The pretrained model can be an Esri Model Definition file or a deep learning package file. The output model is also saved in these formats in the specified Output Model folder.

Training deep learning models is an iterative process in which the input training data is passed through the neural network several times. Each training pass through the entire training data is known as an epoch. The Max Epochs parameter specifies the maximum number of times the training data is seen by the model while it is being trained. This is dependent on the model you are training, the complexity of the task, and the number of training samples. If you have a lot of training samples, you can use a small value. In general, it is a good idea to keep training for more epochs repeatedly, until the validation loss continues to go down.

The Model Backbone parameter specifies the preconfigured neural network that serves as the encoder for the model and extracts feature representations of the input text. This model supports T5-based encoders that are based on the transformer architecture and are pretrained on large volumes of text in a semisupervised manner and have a good understanding of language.

Model training occurs in batches, and the Batch Size parameter specifies the number of training samples that are processed for training at one time. Increasing the batch size can improve the performance of the tool. However, as the batch size increases, more memory is used. If an out of memory error occurs while training the model, use a smaller batch size.

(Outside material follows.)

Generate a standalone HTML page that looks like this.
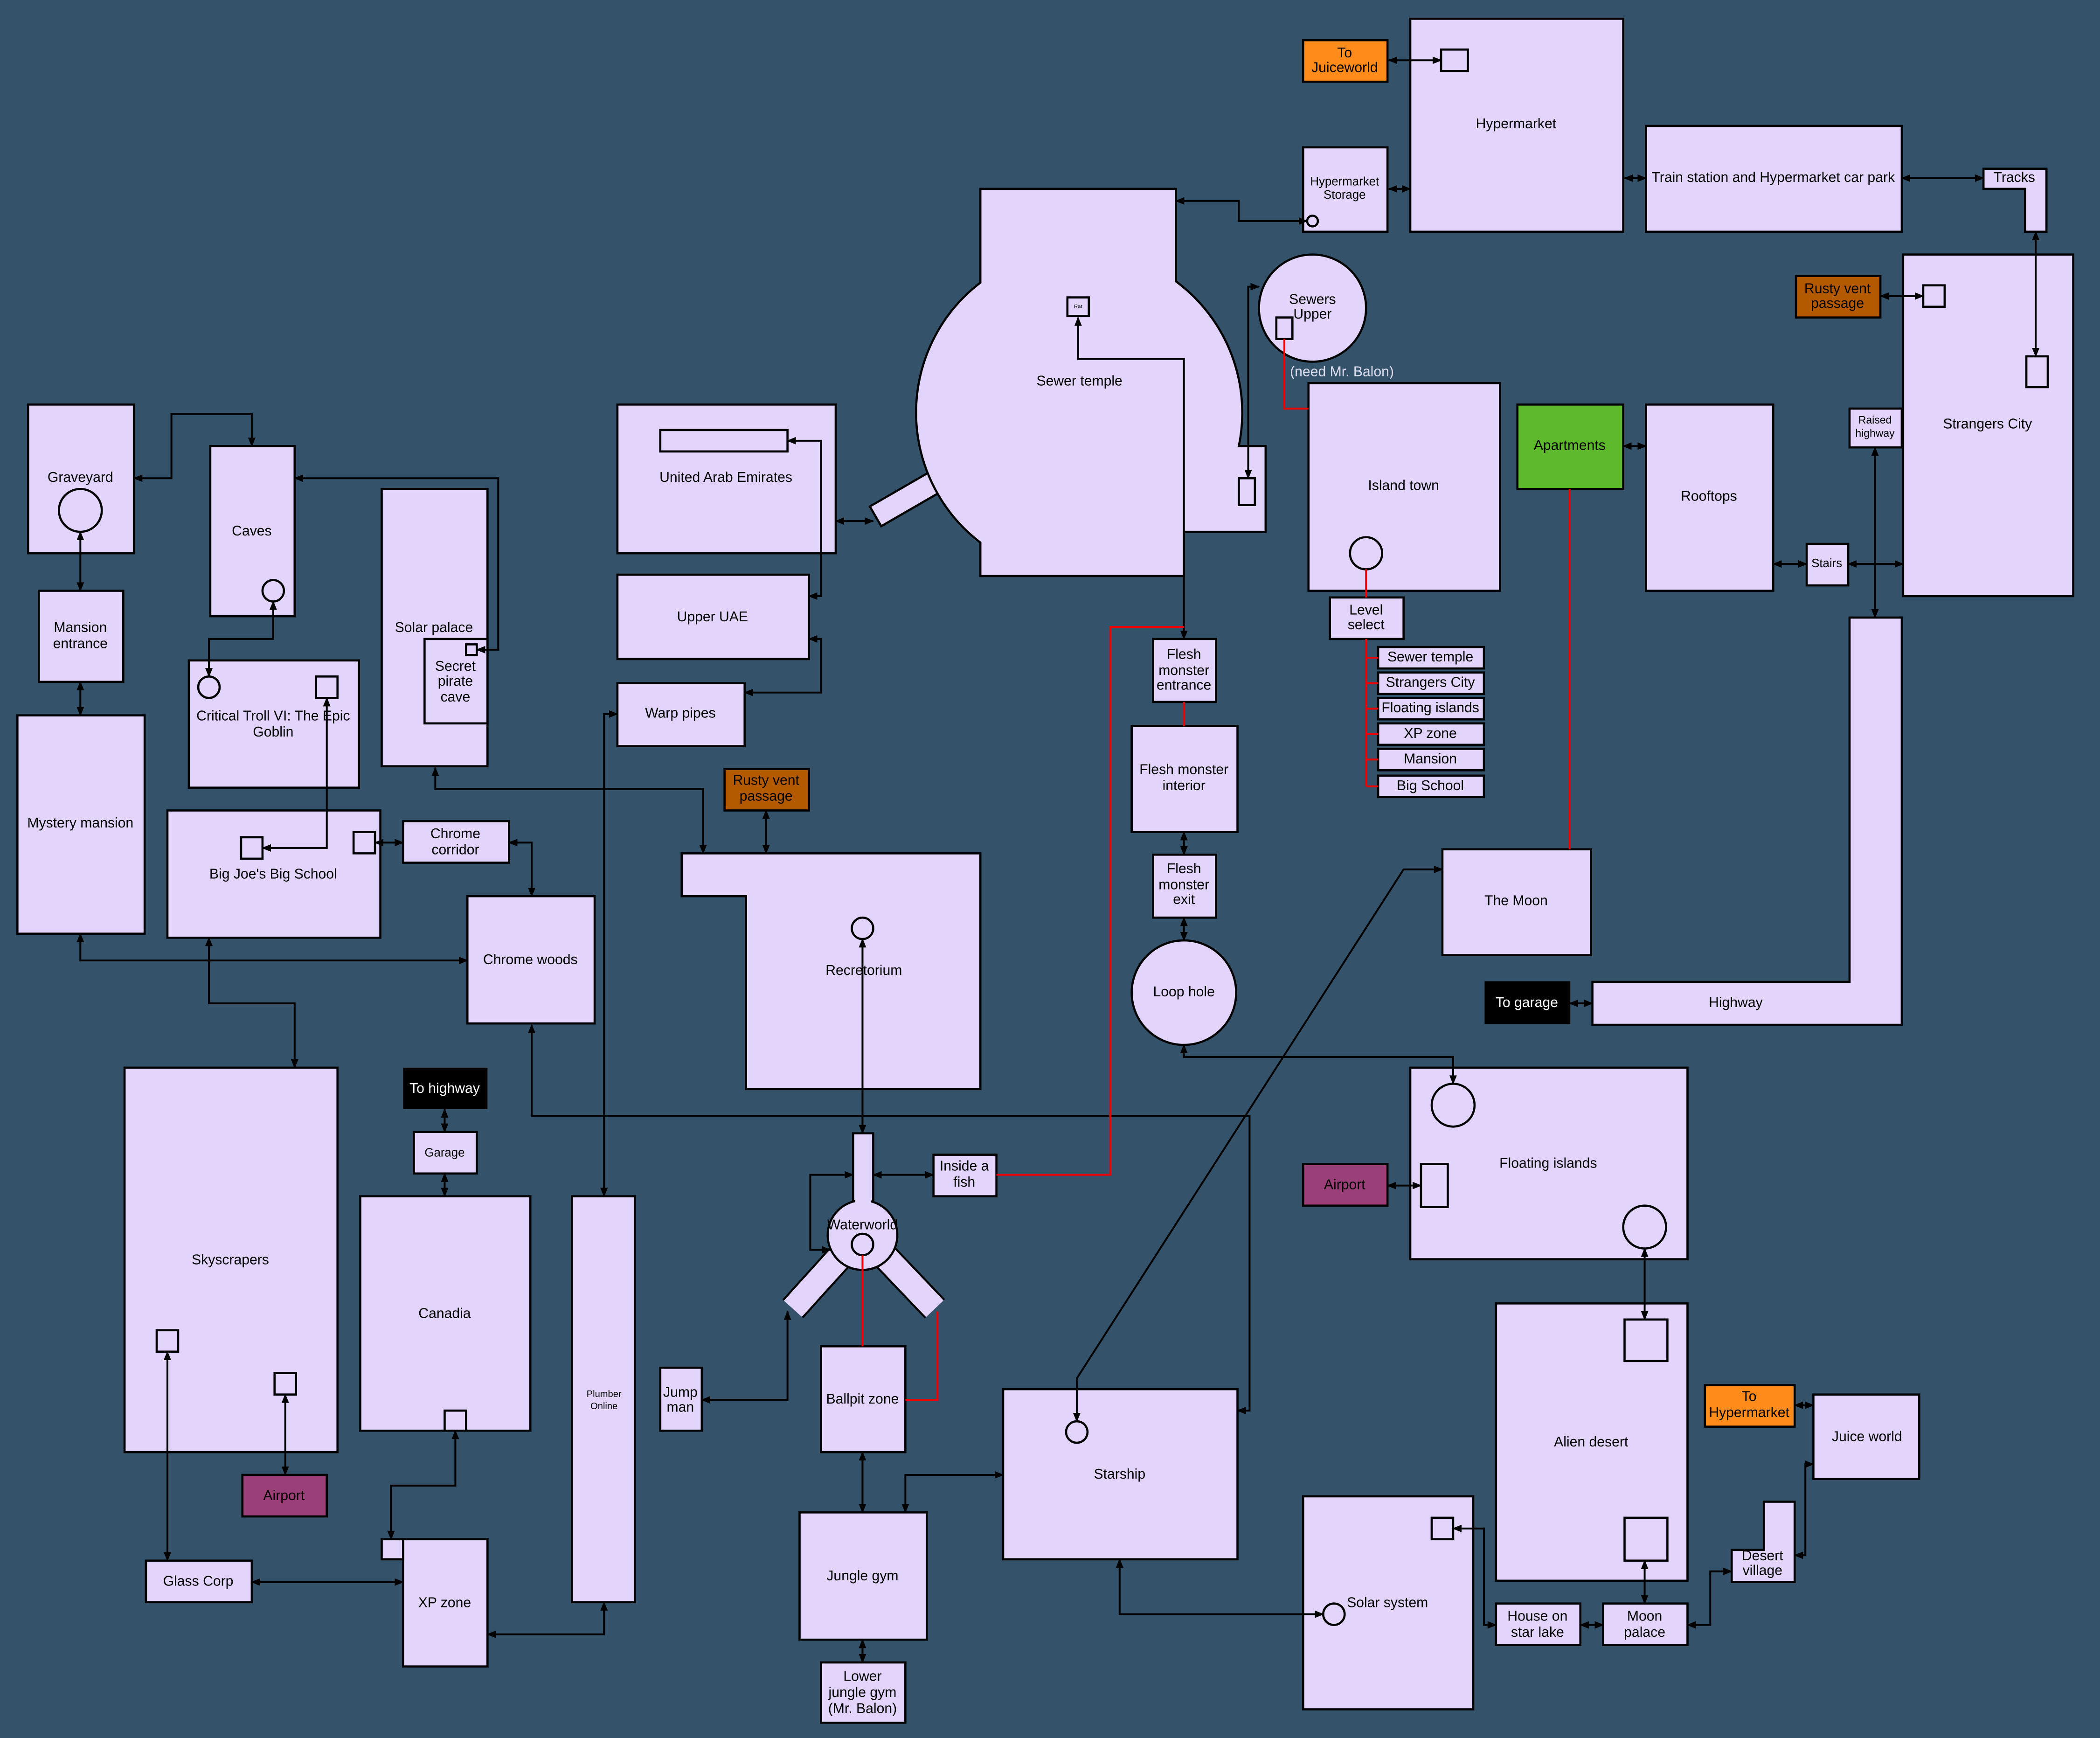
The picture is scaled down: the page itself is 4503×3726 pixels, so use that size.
<!DOCTYPE html>
<html><head><meta charset="utf-8"><style>
html,body{margin:0;padding:0;background:#34536a;}
svg{display:block}
text{font-family:"Liberation Sans",sans-serif;font-size:10.5px;fill:#000;text-anchor:middle;dominant-baseline:middle}
.b{fill:#e3d4fc;stroke:#000;stroke-width:1.6}
.c{fill:none;stroke:#000;stroke-width:1.4}
.r{fill:none;stroke:#e00;stroke-width:1.4}
.w{fill:#fff}
</style></head><body>
<svg width="4503" height="3726" viewBox="0 0 1568 1297.4" preserveAspectRatio="none" xmlns="http://www.w3.org/2000/svg">
<defs><marker id="a" viewBox="0 0 10 10" refX="9" refY="5" markerWidth="5" markerHeight="5" orient="auto-start-reverse"><path d="M0,1 L10,5 L0,9 z" fill="#000"/></marker></defs>
<rect width="1568" height="1298" fill="#34536a"/>

<!-- Sewer temple -->
<g transform="rotate(-30 676 372)"><rect class="b" x="650" y="364" width="56" height="17"/></g>
<path class="b" d="M732,141H878V210A122,122 0 0 1 925,333H945V397H884V430H732V405A122,122 0 0 1 732,211Z"/>
<rect class="b" x="797" y="222" width="16" height="14"/><text x="805" y="229" style="font-size:4px">Rat</text>
<rect class="b" x="925" y="357" width="12" height="20"/>
<text x="806" y="285">Sewer temple</text>

<!-- boxes -->
<rect x="973" y="30" width="63" height="31" fill="#ff8c1a" stroke="#000" stroke-width="1.6"/><text x="1004" y="40">To</text><text x="1004" y="51">Juiceworld</text>
<rect class="b" x="1053" y="14" width="159" height="159"/><rect class="b" x="1076" y="37" width="20" height="16"/><text x="1132" y="93">Hypermarket</text>
<rect class="b" x="973" y="110" width="63" height="63"/><circle class="b" cx="980" cy="165" r="4"/><text x="1004" y="136" style="font-size:9px">Hypermarket</text><text x="1004" y="146" style="font-size:9px">Storage</text>
<rect class="b" x="1229" y="94" width="191" height="79"/><text x="1324" y="133">Train station and Hypermarket car park</text>
<path class="b" d="M1481,126H1528V173H1512V141H1481Z"/><text x="1504" y="133">Tracks</text>
<circle class="b" cx="980" cy="230" r="40"/><rect class="b" x="953" y="237" width="12" height="16"/><text x="980" y="224">Sewers</text><text x="980" y="235">Upper</text>
<text x="1002" y="278" style="fill:#dde">(need Mr. Balon)</text>
<rect class="b" x="977" y="286" width="143" height="155"/><circle class="b" cx="1020" cy="413" r="12"/><text x="1048" y="363">Island town</text>
<rect class="b" x="993" y="446" width="55" height="31"/><text x="1020" y="456">Level</text><text x="1020" y="467">select</text>
<g class="b"><rect x="1029" y="483" width="79" height="16"/><rect x="1029" y="502" width="79" height="16"/><rect x="1029" y="521" width="79" height="16"/><rect x="1029" y="540" width="79" height="16"/><rect x="1029" y="559" width="79" height="16"/><rect x="1029" y="579" width="79" height="16"/></g>
<text x="1068" y="491">Sewer temple</text><text x="1068" y="510">Strangers City</text><text x="1068" y="529">Floating islands</text><text x="1068" y="548">XP zone</text><text x="1068" y="567">Mansion</text><text x="1068" y="587">Big School</text>
<rect x="1133" y="302" width="79" height="63" fill="#5db82c" stroke="#000" stroke-width="1.6"/><text x="1172" y="333">Apartments</text>
<rect class="b" x="1229" y="302" width="95" height="139"/><text x="1276" y="371">Rooftops</text>
<rect class="b" x="1349" y="406" width="31" height="31"/><text x="1364" y="421" style="font-size:9px">Stairs</text>
<rect class="b" x="1381" y="305" width="39" height="29"/><text x="1400" y="314" style="font-size:8px">Raised</text><text x="1400" y="324" style="font-size:8px">highway</text>
<rect class="b" x="1421" y="190" width="127" height="255"/><rect class="b" x="1436" y="213" width="16" height="16"/><rect class="b" x="1513" y="266" width="16" height="23"/><text x="1484" y="317">Strangers City</text>
<rect x="1341" y="206" width="63" height="31" fill="#b35a00" stroke="#000" stroke-width="1.6"/><text x="1372" y="216">Rusty vent</text><text x="1372" y="227">passage</text>
<path class="b" d="M1381,461H1420V765H1189V733H1381Z"/><text x="1296" y="749">Highway</text>
<rect x="1109" y="733" width="63" height="31" fill="#000" stroke="#000"/><text x="1140" y="749" class="w">To garage</text>
<rect class="b" x="1077" y="634" width="111" height="79"/><text x="1132" y="673">The Moon</text>
<rect class="b" x="1053" y="797" width="207" height="143"/><circle class="b" cx="1085" cy="825" r="16"/><circle class="b" cx="1228" cy="916" r="16"/><rect class="b" x="1061" y="869" width="20" height="32"/><text x="1156" y="869">Floating islands</text>
<rect x="973" y="869" width="63" height="31" fill="#9a3f78" stroke="#000" stroke-width="1.6"/><text x="1004" y="885">Airport</text>
<rect class="b" x="1117" y="973" width="143" height="207"/><rect class="b" x="1213" y="985" width="32" height="31"/><rect class="b" x="1213" y="1133" width="32" height="32"/><text x="1188" y="1077">Alien desert</text>
<rect x="1273" y="1034" width="67" height="31" fill="#ff8c1a" stroke="#000" stroke-width="1.6"/><text x="1306" y="1043">To</text><text x="1306" y="1055">Hypermarket</text>
<rect class="b" x="1354" y="1041" width="79" height="63"/><text x="1394" y="1073">Juice world</text>
<path class="b" d="M1317,1121H1340V1181H1293V1157H1317Z"/><text x="1316" y="1162">Desert</text><text x="1316" y="1173">village</text>
<rect class="b" x="1197" y="1197" width="63" height="31"/><text x="1228" y="1207">Moon</text><text x="1228" y="1219">palace</text>
<rect class="b" x="1117" y="1197" width="63" height="31"/><text x="1148" y="1207">House on</text><text x="1148" y="1219">star lake</text>
<rect class="b" x="973" y="1117" width="127" height="159"/><rect class="b" x="1069" y="1133" width="16" height="16"/><circle class="b" cx="996" cy="1205" r="8"/><text x="1036" y="1197">Solar system</text>
<rect class="b" x="749" y="1037" width="175" height="127"/><circle class="b" cx="804" cy="1069" r="8"/><text x="836" y="1101">Starship</text>
<circle class="b" cx="884" cy="741" r="39"/><text x="884" y="741">Loop hole</text>
<rect class="b" x="861" y="477" width="47" height="47"/><text x="884" y="489">Flesh</text><text x="884" y="501">monster</text><text x="884" y="512">entrance</text>
<rect class="b" x="845" y="542" width="79" height="79"/><text x="884" y="575">Flesh monster</text><text x="884" y="587">interior</text>
<rect class="b" x="861" y="638" width="47" height="47"/><text x="884" y="649">Flesh</text><text x="884" y="661">monster</text><text x="884" y="672">exit</text>
<rect class="b" x="697" y="862" width="47" height="31"/><text x="720" y="871">Inside a</text><text x="720" y="883">fish</text>
<path class="b" d="M509,637H732V813H557V669H509Z"/><circle class="b" cx="644" cy="693" r="8"/><text x="645" y="725">Recretorium</text>
<rect x="541" y="574" width="63" height="31" fill="#b35a00" stroke="#000" stroke-width="1.6"/><text x="572" y="583">Rusty vent</text><text x="572" y="595">passage</text>
<rect class="b" x="461" y="302" width="163" height="111"/><rect class="b" x="493" y="321" width="95" height="16"/><text x="542" y="357">United Arab Emirates</text>
<rect class="b" x="461" y="429" width="143" height="63"/><text x="532" y="461">Upper UAE</text>
<rect class="b" x="461" y="510" width="95" height="47"/><text x="508" y="533">Warp pipes</text>
<!-- Waterworld -->
<g stroke-linecap="butt">
<path d="M630,935L592,977M658,935L698,977" stroke="#000" stroke-width="21"/>
<rect x="637" y="846" width="15" height="60" fill="#000"/>
<path d="M630,935L592,977M658,935L698,977" stroke="#e3d4fc" stroke-width="18"/>
</g>
<rect class="b" x="637" y="846" width="15" height="60"/>
<circle class="b" cx="644" cy="922" r="26"/>
<rect x="638.5" y="895" width="12" height="10" fill="#e3d4fc"/>
<circle class="b" cx="644" cy="929" r="8"/><text x="644" y="915">Waterworld</text>
<rect class="b" x="613" y="1005" width="63" height="79"/><text x="644" y="1045">Ballpit zone</text>
<rect class="b" x="597" y="1129" width="95" height="95"/><text x="644" y="1177">Jungle gym</text>
<rect class="b" x="613" y="1241" width="63" height="45"/><text x="644" y="1252">Lower</text><text x="644" y="1264">jungle gym</text><text x="644" y="1276">(Mr. Balon)</text>
<rect class="b" x="493" y="1021" width="31" height="47"/><text x="508" y="1040">Jump</text><text x="508" y="1051">man</text>
<rect class="b" x="427" y="893" width="47" height="303"/><text x="451" y="1041" style="font-size:7px">Plumber</text><text x="451" y="1050" style="font-size:7px">Online</text>
<rect class="b" x="269" y="893" width="127" height="175"/><rect class="b" x="332" y="1053" width="16" height="15"/><text x="332" y="981">Canadia</text>
<rect class="b" x="309" y="845" width="47" height="31"/><text x="332" y="861" style="font-size:9px">Garage</text>
<rect x="301" y="797" width="63" height="31" fill="#000"/><text x="332" y="813" class="w">To highway</text>
<rect class="b" x="301" y="1149" width="63" height="95"/><rect class="b" x="285" y="1149" width="16" height="15"/><text x="332" y="1197">XP zone</text>
<rect class="b" x="109" y="1165" width="79" height="31"/><text x="148" y="1181">Glass Corp</text>
<rect class="b" x="93" y="797" width="159" height="287"/><rect class="b" x="117" y="993" width="16" height="16"/><rect class="b" x="205" y="1025" width="16" height="16"/><text x="172" y="941">Skyscrapers</text>
<rect x="181" y="1101" width="63" height="31" fill="#9a3f78" stroke="#000" stroke-width="1.6"/><text x="212" y="1117">Airport</text>
<rect class="b" x="349" y="669" width="95" height="95"/><text x="396" y="717">Chrome woods</text>
<rect class="b" x="301" y="613" width="79" height="31"/><text x="340" y="623">Chrome</text><text x="340" y="635">corridor</text>
<rect class="b" x="125" y="605" width="159" height="95"/><rect class="b" x="180" y="625" width="16" height="16"/><rect class="b" x="264" y="621" width="16" height="16"/><text x="204" y="653">Big Joe's Big School</text>
<rect class="b" x="141" y="493" width="127" height="95"/><circle class="b" cx="156" cy="513" r="8"/><rect class="b" x="236" y="505" width="16" height="16"/><text x="204" y="535">Critical Troll VI: The Epic</text><text x="204" y="547">Goblin</text>
<rect class="b" x="285" y="365" width="79" height="207"/><text x="324" y="469">Solar palace</text>
<rect class="b" x="317" y="477" width="47" height="63"/><rect class="b" x="348" y="481" width="8" height="8"/><text x="340" y="498">Secret</text><text x="340" y="509">pirate</text><text x="340" y="521">cave</text>
<rect class="b" x="157" y="333" width="63" height="127"/><circle class="b" cx="204" cy="441" r="8"/><text x="188" y="397">Caves</text>
<rect class="b" x="21" y="302" width="79" height="111"/><circle class="b" cx="60" cy="381" r="16"/><text x="60" y="357">Graveyard</text>
<rect class="b" x="29" y="441" width="63" height="68"/><text x="60" y="469">Mansion</text><text x="60" y="481">entrance</text>
<rect class="b" x="13" y="534" width="95" height="163"/><text x="60" y="615">Mystery mansion</text>

<!-- connectors (on top) -->
<g class="c" marker-start="url(#a)" marker-end="url(#a)">
<path d="M1037,45H1076"/><path d="M1037,141H1053"/><path d="M878,150H925V165H976"/>
<path d="M1213,133H1229"/><path d="M1420,133H1481"/><path d="M1520,173V266"/>
<path d="M1404,221H1436"/><path d="M1212,333H1229"/><path d="M1324,421H1349"/><path d="M1380,421H1421"/>
<path d="M1400,334V461"/><path d="M1172,749H1189"/><path d="M940,214H932V357"/>
<path d="M805,237V268H884V477"/><path d="M884,621V638"/><path d="M884,685V702"/>
<path d="M884,780V789H1085V809"/><path d="M1077,649H1048L804,1029V1061"/>
<path d="M1036,885H1061"/><path d="M1228,932V985"/><path d="M1228,1165V1197"/>
<path d="M1180,1213H1197"/><path d="M1085,1141H1108V1213H1117"/><path d="M1260,1213H1277V1173H1293"/>
<path d="M1340,1161H1348V1093H1354"/><path d="M1340,1049H1354"/><path d="M836,1164V1205H988"/>
<path d="M676,1129V1101H749"/><path d="M644,1084V1129"/><path d="M644,1224V1241"/>
<path d="M397,765V833H933V1053H924"/><path d="M637,877H605V933H620"/><path d="M652,877H697"/>
<path d="M644,701V846"/><path d="M524,1045H588V979"/><path d="M451,893V533H461"/>
<path d="M451,1196V1220H364"/><path d="M572,605V637"/><path d="M325,573V589H525V637"/>
<path d="M588,329H613V445H604"/><path d="M604,477H613V517H556"/><path d="M624,389H652"/>
<path d="M356,485H372V357H220"/><path d="M100,357H128V309H188V333"/><path d="M60,397V441"/>
<path d="M60,509V534"/><path d="M204,449V477H156V505"/><path d="M244,521V633H196"/>
<path d="M280,629H301"/><path d="M380,629H397V669"/><path d="M60,697V717H349"/>
<path d="M156,700V749H220V797"/><path d="M332,828V845"/><path d="M332,876V893"/>
<path d="M340,1068V1109H292V1149"/><path d="M125,1009V1165"/><path d="M213,1041V1101"/><path d="M188,1181H301"/>
</g>
<g class="r">
<path d="M959,253V305H977"/><path d="M1020,425V446"/><path d="M1020,477V587"/>
<path d="M1020,491H1029M1020,510H1029M1020,529H1029M1020,548H1029M1020,567H1029M1020,587H1029"/>
<path d="M1172,365V634"/><path d="M884,468H829V877H744"/><path d="M884,524V542"/>
<path d="M644,937V1005"/><path d="M700,979V1045H676"/>
</g>
</svg>
</body></html>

The Learning Rate parameter is, one of the most important hyperparameters. It is the rate at which the model weights are adjusted during training. If you specify a low learning rate, the model improves slowly and may take a long time to train, leading to wasted time and resources. A high learning rate may be counterproductive, and the model may not learn well. With high learning rates, the model weights may be adjusted drastically, causing it to produce erroneous results. It is often best to not specify a value for the Learning Rate parameter, as the tool uses an automated learning rate finder based on the "Cyclical Learning Rates for Training Neural Networks" paper by Leslie N. Smith.

The tool uses a part of the training data (10 percent by default) as a validation set. The Validation Percentage parameter allows you to adjust the amount of training data to be used for validation.

By default, the tool uses an early stopping technique that causes model training to stop when the model is no longer improving over subsequent training epochs. You can turn this behavior off by unchecking the Stop when model stops improving parameter.

You can also specify whether the backbone layers in the pretrained model will be frozen, so that the weights and biases remain as originally designed. By default, the layers of the backbone model are not frozen, and the weights and biases of the Model Backbone value can be altered to fit the training samples. This takes more time to process but typically produces better results.

Text data often contains noise in the form of HTML tags and URLs. You can use the Remove HTML Tags and Remove URLs parameters to preprocess the text and remove the tags before processing.


Vaswani, Ashish, Noam Shazeer, Niki Parmar, Jakob Uszkoreit, Llion Jones, Aidan N. Gomez, Lukasz Kaiser, Illia Polosukhin. "Attention Is All You Need." December 6, 2017.

Raffel, Colin. et al. "Exploring the Limits of Transfer Learning with a Unified Text-to-Text Transformer." July 20, 2020.

"Encoder models."

Brown, Tom B. et al. "Language Models are Few-Shot Learners." July 22, 2020.

Smith, Leslie N. "Cyclical Learning Rates for Training Neural Networks." April 4, 2017.